Items listed in a dataset:
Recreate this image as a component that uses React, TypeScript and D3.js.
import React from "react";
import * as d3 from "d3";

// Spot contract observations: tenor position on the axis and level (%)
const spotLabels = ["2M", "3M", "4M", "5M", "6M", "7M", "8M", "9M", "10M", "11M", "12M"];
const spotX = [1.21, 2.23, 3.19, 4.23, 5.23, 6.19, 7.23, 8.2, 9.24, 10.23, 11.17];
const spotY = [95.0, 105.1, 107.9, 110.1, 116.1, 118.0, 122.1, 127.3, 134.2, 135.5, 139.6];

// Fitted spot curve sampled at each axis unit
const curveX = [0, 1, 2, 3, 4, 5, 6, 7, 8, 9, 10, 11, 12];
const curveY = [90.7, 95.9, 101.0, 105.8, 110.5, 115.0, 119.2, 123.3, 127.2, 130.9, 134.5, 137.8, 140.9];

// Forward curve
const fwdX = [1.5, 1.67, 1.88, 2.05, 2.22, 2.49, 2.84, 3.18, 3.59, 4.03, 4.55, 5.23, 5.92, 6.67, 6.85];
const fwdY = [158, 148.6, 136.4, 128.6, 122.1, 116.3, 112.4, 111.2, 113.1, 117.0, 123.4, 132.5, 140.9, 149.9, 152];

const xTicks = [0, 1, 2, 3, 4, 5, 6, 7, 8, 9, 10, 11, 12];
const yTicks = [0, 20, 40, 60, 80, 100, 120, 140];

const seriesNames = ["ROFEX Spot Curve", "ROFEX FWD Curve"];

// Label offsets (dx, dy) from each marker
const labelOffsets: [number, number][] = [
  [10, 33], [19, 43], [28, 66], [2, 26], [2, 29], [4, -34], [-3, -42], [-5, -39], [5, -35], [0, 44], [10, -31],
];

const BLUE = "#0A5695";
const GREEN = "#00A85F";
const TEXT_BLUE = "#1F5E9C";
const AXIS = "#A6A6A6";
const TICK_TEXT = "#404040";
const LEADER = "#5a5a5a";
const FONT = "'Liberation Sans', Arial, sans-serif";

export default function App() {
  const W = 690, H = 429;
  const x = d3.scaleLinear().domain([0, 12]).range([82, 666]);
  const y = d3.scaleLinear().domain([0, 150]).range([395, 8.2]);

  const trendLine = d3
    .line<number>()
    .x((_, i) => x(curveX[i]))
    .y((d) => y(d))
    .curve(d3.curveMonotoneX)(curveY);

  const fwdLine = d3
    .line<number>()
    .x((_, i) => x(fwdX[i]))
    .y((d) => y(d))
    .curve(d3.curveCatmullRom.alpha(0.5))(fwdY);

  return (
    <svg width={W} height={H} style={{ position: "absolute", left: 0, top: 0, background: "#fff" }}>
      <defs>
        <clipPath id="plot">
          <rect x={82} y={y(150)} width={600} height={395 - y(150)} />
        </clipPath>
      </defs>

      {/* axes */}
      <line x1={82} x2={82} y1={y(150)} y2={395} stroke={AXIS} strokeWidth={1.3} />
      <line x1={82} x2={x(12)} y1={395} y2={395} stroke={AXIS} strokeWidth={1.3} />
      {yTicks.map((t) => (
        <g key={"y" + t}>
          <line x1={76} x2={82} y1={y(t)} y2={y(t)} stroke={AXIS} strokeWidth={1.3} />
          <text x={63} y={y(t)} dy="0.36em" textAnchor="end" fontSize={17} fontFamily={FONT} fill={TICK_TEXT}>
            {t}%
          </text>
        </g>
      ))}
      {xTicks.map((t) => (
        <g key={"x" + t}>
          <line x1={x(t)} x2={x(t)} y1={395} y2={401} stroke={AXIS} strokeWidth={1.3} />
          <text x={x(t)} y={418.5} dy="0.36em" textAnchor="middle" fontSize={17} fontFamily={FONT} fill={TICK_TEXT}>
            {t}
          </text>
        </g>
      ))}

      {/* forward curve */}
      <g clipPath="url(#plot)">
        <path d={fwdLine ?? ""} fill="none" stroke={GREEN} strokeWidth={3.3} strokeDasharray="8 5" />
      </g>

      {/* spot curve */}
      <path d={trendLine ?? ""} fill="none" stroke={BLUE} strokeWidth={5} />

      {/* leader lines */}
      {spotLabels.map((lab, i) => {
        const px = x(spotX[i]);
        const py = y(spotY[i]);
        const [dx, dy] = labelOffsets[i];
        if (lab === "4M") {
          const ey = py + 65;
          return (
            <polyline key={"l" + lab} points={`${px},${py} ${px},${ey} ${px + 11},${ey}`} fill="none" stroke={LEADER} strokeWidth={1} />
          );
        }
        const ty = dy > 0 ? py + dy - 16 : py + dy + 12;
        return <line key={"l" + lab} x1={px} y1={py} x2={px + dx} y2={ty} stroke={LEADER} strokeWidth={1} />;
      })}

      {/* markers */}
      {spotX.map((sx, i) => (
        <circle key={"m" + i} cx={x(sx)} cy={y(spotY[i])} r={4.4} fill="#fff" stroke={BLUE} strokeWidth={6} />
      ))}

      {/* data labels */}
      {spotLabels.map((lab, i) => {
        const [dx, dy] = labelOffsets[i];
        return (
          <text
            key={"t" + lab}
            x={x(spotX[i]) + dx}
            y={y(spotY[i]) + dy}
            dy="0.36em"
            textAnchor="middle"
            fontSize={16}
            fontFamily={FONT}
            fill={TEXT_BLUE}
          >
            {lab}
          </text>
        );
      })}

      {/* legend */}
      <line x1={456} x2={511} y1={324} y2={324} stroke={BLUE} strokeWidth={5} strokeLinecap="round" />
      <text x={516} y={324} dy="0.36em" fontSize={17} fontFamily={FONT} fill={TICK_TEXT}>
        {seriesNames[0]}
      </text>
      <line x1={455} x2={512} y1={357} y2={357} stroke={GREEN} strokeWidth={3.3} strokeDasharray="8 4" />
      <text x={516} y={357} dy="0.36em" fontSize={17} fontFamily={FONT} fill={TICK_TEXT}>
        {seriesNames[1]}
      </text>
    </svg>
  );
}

--

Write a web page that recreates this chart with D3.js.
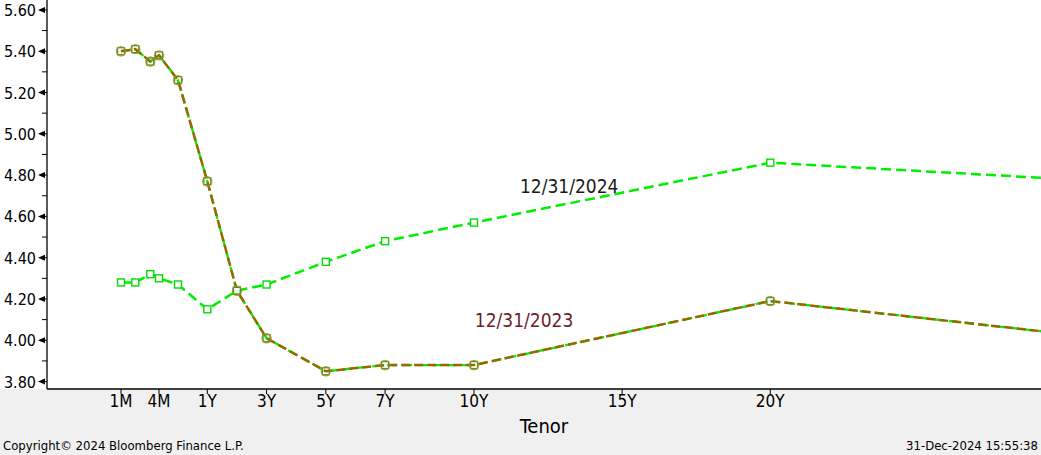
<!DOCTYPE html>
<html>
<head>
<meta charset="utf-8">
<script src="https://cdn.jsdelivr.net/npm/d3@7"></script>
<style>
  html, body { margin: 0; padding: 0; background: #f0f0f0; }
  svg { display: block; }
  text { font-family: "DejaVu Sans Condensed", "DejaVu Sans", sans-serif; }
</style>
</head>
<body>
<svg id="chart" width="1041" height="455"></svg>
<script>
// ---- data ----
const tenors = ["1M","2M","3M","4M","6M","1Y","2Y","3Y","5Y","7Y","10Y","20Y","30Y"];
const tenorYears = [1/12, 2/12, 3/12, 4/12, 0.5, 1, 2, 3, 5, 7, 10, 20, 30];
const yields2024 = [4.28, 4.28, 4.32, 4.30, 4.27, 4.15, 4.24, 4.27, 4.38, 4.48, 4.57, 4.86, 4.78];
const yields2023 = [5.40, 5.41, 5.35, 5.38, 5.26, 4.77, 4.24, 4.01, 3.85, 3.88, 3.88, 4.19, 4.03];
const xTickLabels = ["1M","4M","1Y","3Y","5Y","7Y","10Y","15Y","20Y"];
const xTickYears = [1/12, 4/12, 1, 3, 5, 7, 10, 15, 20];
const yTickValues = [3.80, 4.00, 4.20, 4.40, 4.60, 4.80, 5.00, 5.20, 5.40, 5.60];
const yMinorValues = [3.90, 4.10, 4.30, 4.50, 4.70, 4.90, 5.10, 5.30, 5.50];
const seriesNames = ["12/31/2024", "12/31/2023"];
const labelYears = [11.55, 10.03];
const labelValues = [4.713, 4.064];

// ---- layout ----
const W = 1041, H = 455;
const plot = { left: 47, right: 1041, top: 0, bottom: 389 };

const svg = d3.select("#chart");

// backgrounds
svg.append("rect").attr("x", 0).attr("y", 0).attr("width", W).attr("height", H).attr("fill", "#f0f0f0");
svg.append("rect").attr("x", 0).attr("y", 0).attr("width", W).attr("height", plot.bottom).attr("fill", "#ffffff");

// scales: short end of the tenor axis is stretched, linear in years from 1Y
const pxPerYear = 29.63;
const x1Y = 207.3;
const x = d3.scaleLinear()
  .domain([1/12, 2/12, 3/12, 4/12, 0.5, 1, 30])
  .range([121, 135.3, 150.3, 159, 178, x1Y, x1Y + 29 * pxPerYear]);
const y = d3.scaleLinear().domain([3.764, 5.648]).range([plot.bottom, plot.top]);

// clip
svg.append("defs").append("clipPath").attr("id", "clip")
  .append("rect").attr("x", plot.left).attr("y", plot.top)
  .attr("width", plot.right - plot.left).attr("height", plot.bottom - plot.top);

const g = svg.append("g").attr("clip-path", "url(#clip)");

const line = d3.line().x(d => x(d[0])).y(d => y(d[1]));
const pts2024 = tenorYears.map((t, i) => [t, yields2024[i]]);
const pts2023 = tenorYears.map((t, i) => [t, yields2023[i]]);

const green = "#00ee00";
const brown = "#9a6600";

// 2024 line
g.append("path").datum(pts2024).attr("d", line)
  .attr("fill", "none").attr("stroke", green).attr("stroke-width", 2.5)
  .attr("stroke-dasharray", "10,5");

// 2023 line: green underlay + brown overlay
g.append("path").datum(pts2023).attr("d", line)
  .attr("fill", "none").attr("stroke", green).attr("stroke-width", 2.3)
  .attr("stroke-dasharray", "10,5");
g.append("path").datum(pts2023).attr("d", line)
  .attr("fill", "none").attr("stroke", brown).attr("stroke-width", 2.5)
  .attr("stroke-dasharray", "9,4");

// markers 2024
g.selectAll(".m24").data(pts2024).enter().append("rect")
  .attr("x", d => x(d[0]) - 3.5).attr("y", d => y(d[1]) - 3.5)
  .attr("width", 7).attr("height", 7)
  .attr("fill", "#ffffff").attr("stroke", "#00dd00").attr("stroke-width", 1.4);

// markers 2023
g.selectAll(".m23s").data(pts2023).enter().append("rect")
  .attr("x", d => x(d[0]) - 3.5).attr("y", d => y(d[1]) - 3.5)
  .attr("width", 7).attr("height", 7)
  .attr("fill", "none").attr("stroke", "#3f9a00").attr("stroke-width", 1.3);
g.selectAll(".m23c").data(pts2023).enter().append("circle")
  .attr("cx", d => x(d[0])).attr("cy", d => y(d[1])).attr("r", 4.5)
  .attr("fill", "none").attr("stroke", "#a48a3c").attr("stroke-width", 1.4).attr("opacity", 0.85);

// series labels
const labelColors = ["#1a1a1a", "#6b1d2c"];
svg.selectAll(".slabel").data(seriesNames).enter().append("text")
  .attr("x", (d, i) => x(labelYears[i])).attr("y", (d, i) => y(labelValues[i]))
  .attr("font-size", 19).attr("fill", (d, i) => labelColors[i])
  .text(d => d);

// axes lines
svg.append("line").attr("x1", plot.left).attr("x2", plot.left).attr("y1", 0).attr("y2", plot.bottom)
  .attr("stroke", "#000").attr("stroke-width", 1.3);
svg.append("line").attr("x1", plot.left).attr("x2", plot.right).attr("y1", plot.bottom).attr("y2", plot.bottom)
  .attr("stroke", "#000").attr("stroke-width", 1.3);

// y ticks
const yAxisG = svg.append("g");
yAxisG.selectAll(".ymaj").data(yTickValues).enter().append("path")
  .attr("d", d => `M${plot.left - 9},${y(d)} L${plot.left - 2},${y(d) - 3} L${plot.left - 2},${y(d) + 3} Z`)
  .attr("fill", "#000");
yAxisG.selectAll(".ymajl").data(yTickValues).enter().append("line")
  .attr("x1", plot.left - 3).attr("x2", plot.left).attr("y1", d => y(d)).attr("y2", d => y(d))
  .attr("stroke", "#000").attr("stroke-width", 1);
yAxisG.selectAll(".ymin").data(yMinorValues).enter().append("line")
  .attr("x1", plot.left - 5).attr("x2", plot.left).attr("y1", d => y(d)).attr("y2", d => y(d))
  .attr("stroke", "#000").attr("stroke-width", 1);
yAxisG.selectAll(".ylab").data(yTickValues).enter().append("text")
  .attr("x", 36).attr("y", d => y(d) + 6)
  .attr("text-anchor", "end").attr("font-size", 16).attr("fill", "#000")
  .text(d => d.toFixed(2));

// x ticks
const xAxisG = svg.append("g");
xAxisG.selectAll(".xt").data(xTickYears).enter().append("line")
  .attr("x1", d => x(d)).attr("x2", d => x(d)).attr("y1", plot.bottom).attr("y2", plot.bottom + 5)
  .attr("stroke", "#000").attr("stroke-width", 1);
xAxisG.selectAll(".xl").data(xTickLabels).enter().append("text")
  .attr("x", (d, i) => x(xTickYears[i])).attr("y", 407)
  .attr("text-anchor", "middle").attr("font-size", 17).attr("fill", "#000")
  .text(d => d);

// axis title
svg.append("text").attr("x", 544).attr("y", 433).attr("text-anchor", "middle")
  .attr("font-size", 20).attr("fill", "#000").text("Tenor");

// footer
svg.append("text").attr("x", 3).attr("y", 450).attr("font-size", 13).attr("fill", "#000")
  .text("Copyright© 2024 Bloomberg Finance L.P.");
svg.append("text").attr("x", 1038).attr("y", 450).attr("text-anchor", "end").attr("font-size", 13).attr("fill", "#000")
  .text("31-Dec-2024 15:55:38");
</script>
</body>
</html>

STATED GOAL
Which lines in the records above contain the string "React"? Copy each one.

TASK ANSWER
Recreate this image as a component that uses React, TypeScript and D3.js.
import React from "react";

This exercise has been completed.